In addition to accurate and fair audits performed by the Audit & Supervisory Board Members, the members also express opinions and actively ask questions at Board of Directors meetings on management decisions and reports to further invigorate deliberations. Such outcomes supported the conclusion that JFE functions efficiently as a company with an Audit & Supervisory Board.
Furthermore, the following main issues were extracted from this survey for further improvement of effectiveness.
- Sustainable corporate growth depends upon considering the ideal state of the Group and its long-term strategies while at the same time further deepening discussions on human capital management and respect for human rights as well as other material management issues.
- From the perspective of enhancing corporate value, we must organize the agenda items for Board of Directors meetings to establish a balance between speedy decision-making with supervisory functions. We must also continue to consider the governance structure, including ways to further enhance diversity.
- To further strengthen risk management across the entire Group, we must continuously consider ways to develop our reporting of risk information, including that of subsidiaries and affiliates, to the Board of Directors.
In FY2024, we will continue to enhance the sharing of opinions between the Board of Directors and the executive members of operating companies. These efforts will include holding Board of Directors meetings at domestic operating companies and field visits by the Board members to domestic and overseas operating companies.
Given these issues, we will proactively implement initiatives to increase the effectiveness of the Board of Directors and enhance the Group’s corporate value.
Operating System
Key Decision-Making
JFE companies are responsible for business decisions in accordance with their respective rules and procedures, whereas JFE Holdings makes decisions about Group-wide matters. Each operating company determines key matters through a deliberative process by its own Management Committee and Board of Directors. In April 2017, JFE Holdings changed the operating structure of key committees. Management strategies involving the entire group are now deliberated by the Group Management Strategy Committee and core issues of JFE holdings, the operating companies and the Group are deliberated by the Management Committee before they are submitted to the Board of Directors for resolution.
Executive Remuneration
Executive remuneration is based on the Basic Policy on Remuneration for Directors and Corporate Officers and the Policy for Deciding the Individual Remuneration for Directors and Corporate Officers founded on discussions and reports by the Remuneration Committee, and it is decided through either a resolution of the Board of Directors or deliberations by the Audit & Supervisory Board Members, for an amount within the total limit approved at the General Meeting of Shareholders.
Outline of Policy for Deciding the Individual Remuneration for Directors and Corporate Officers
- The Board of Directors shall determine remuneration system for Directors and Corporate Officers based on deliberations regarding its appropriateness by the Remuneration Committee to ensure fairness, objectiveness, and transparency.
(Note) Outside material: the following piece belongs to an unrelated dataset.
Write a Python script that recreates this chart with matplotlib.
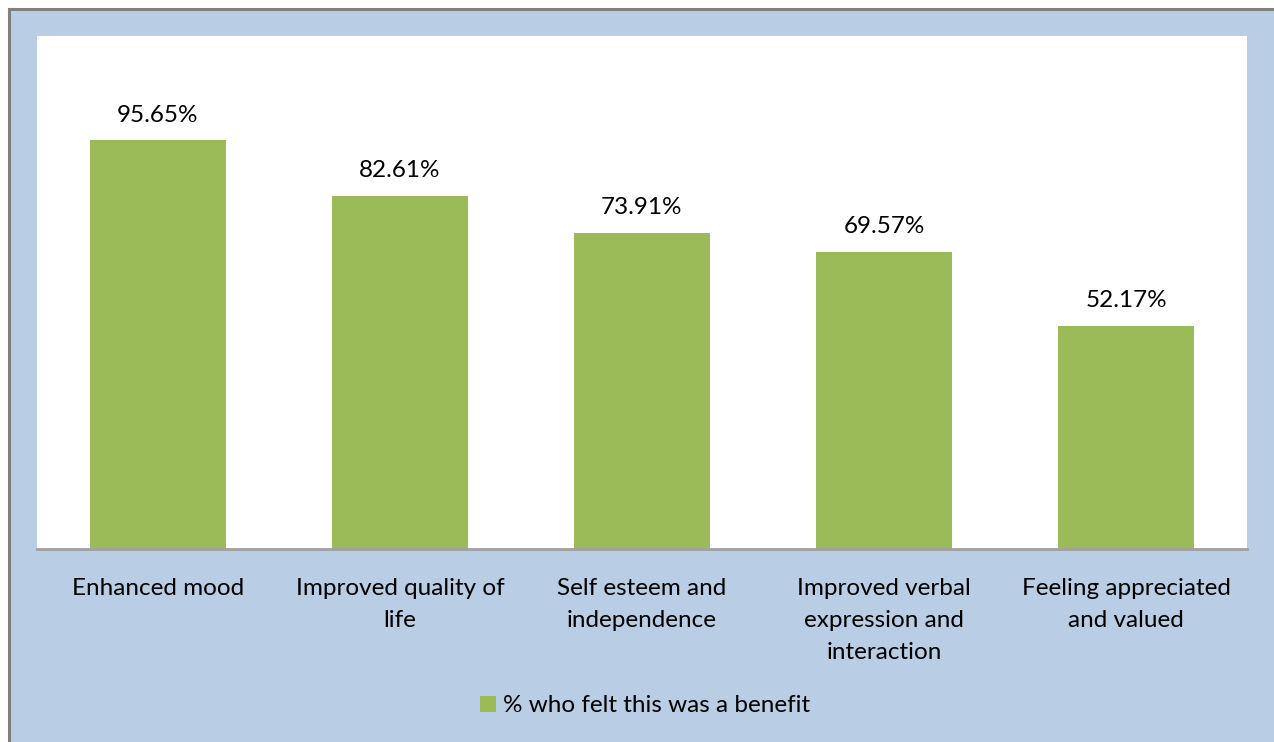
import matplotlib.pyplot as plt
from matplotlib.lines import Line2D
from matplotlib.patches import Patch

# --- DATA ---
categories = [
    "Enhanced mood",
    "Improved quality of\nlife",
    "Self esteem and\nindependence",
    "Improved verbal\nexpression and\ninteraction",
    "Feeling appreciated\nand valued",
]
values = [95.65, 82.61, 73.91, 69.57, 52.17]
series_name = "% who felt this was a benefit"

BAR_COLOR = "#9BBB59"
BG_COLOR = "#B9CDE5"
FS = 17.5

plt.rcParams['font.family'] = ['Lato', 'DejaVu Sans']

fig = plt.figure(figsize=(12.74, 7.42), dpi=100)
fig.patch.set_facecolor("white")

# chart area background with gray border on left/top
W, H = 1274, 742
bg = plt.Rectangle((8 / W, 0), 1, 1 - 8 / H, transform=fig.transFigure,
                   facecolor=BG_COLOR, edgecolor="none", zorder=-5)
fig.add_artist(bg)
fig.add_artist(Line2D([8.5 / W, 8.5 / W], [0, 1 - 8.5 / H], transform=fig.transFigure,
                      color="#808080", lw=2.2, zorder=-4))
fig.add_artist(Line2D([8.5 / W, 1], [1 - 8.5 / H, 1 - 8.5 / H], transform=fig.transFigure,
                      color="#808080", lw=2.2, zorder=-4))

ax = fig.add_axes([37 / W, 1 - 549 / H, 1210 / W, 513 / H])
ax.set_zorder(1)
ax.set_facecolor("white")

x = range(len(categories))
bars = ax.bar(x, values, width=0.566, color=BAR_COLOR, zorder=2)
for b, v in zip(bars, values):
    ax.text(b.get_x() + b.get_width() / 2, v + 3.4, f"{v:.2f}%",
            ha="center", va="bottom", fontsize=FS, color="black")

ax.set_xlim(-0.5, len(categories) - 0.5)
ax.set_ylim(0, 120)
ax.set_yticks([])
ax.set_xticks(list(x))
ax.set_xticklabels(categories, fontsize=FS, linespacing=1.65, va="top")
ax.tick_params(axis="x", length=0, pad=21)
for s in ["top", "right", "left"]:
    ax.spines[s].set_visible(False)
ax.spines["bottom"].set_color("#A0A0A0")
ax.spines["bottom"].set_linewidth(2)

handle = Patch(facecolor=BAR_COLOR, edgecolor="none")
leg = fig.legend([handle], [series_name], loc="center", bbox_to_anchor=(645 / W, 1 - 706 / H),
                 frameon=False, fontsize=FS, handlelength=0.65, handleheight=0.65,
                 handletextpad=0.3)
leg.set_zorder(2)

fig.savefig("out.png", dpi=100, facecolor=fig.get_facecolor())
- The remuneration level for Directors and Corporate Officers shall be determined to secure excellent human resources who are able to put the Group’s corporate vision into practice, taking into consideration the business environment of the Group and remuneration levels at other companies in the same industry or of the same scale.
- The ratio between basic remuneration and performance-linked remuneration (annual bonus and stock remuneration) shall be properly established according to the roles and responsibilities, etc., of each Director and Corporate Officer so as to function as sound incentives toward the sustainable growth of the Group.
Outline of Policy for Deciding the Individual Remuneration for Directors and Corporate Officers
- Remuneration for Directors and Corporate Officers shall be determined by a resolution of the Board of Directors in accordance with the Basic Policy and the Decision Policy, based on reports from the Remuneration Committee.
- Remuneration for the Directors and Corporate Officers is comprised of basic remuneration and performance- linked remuneration (annual bonus and stock remuneration).
- Basic remuneration is paid as a fixed amount, in cash, each month according to position.
- An annual bonus is linked to the Company’s single-year performance (calculated based on financial and non- financial indicators) and is paid in cash once a year.
- Stock remuneration is granted as the Company’s shares and cash equivalent to the amount of the Company’s shares converted to market value through the trust upon retirement.
- The ratios of remuneration by type are structured so that the higher the position, the greater the weight of performance-linked remuneration, and the ratio for the company’s President when performance target goals have been attained is set so that the ratio of basic remuneration, annual bonus and stock remuneration stands at 6:2:2.
The Company pays only basic remuneration to Outside Directors and Audit & Supervisory Board Members, given their roles of supervising and auditing management from an independent and objective standpoint. Directors who concurrently serve as Executive Directors of operating companies shall not be paid the Stock Remuneration from the Company.
Performance-linked remuneration is calculated as follows.
Annual bonus
Annual bonuses are calculated by taking the total segment profit for a single fiscal year and indicators related to employee safety and climate change as the performance-linked indicators and multiplying the level of achievement of these indicators by a given coefficient for each position.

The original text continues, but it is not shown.